Computer Science Colloquium

Automatic Contextual Pattern Modeling

Pengyu Hong
University of Illinois


Thursday, December 6, 2001
2:30pm
CSB 232


Abstract

A contextual pattern represents an object that consists of multiple object primitives and contextual relations among those primitives. I will present the methodology and theory for automatic contextual pattern modeling for automatically learning a parametric model from multiple samples. The maximum-likelihood parameters of the model are learned via the Expectation-Maximization algorithm. The learned model characterizes both the appearance and the structure of the object, which is observed under various conditions (e.g., lightings, backgrounds, viewpoints, etc.).
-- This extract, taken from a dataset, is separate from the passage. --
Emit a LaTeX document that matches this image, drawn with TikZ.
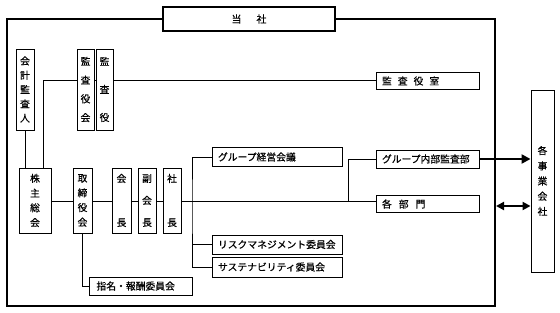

The theory has been applied to unsupervised image pattern extraction, improving pattern detection, video summarization and retrieval, texture modeling and synthesis, and automatic frequently asked question detection.


About the Speaker

Pengyu Hong passed his Ph.D. thesis defense and will receive his doctorate from the Department of Computer Science at the University of Illinois at Urbana-Champaign in December 2001. He is now a post-doc in the Coordinated Science Laboratory at the University of Illinois at Urbana-Champaign. He is conducting research in the areas of multimedia information processing, machine learning, pattern recognition, human-computer interaction, computer vision and graphics, and bioinformatics.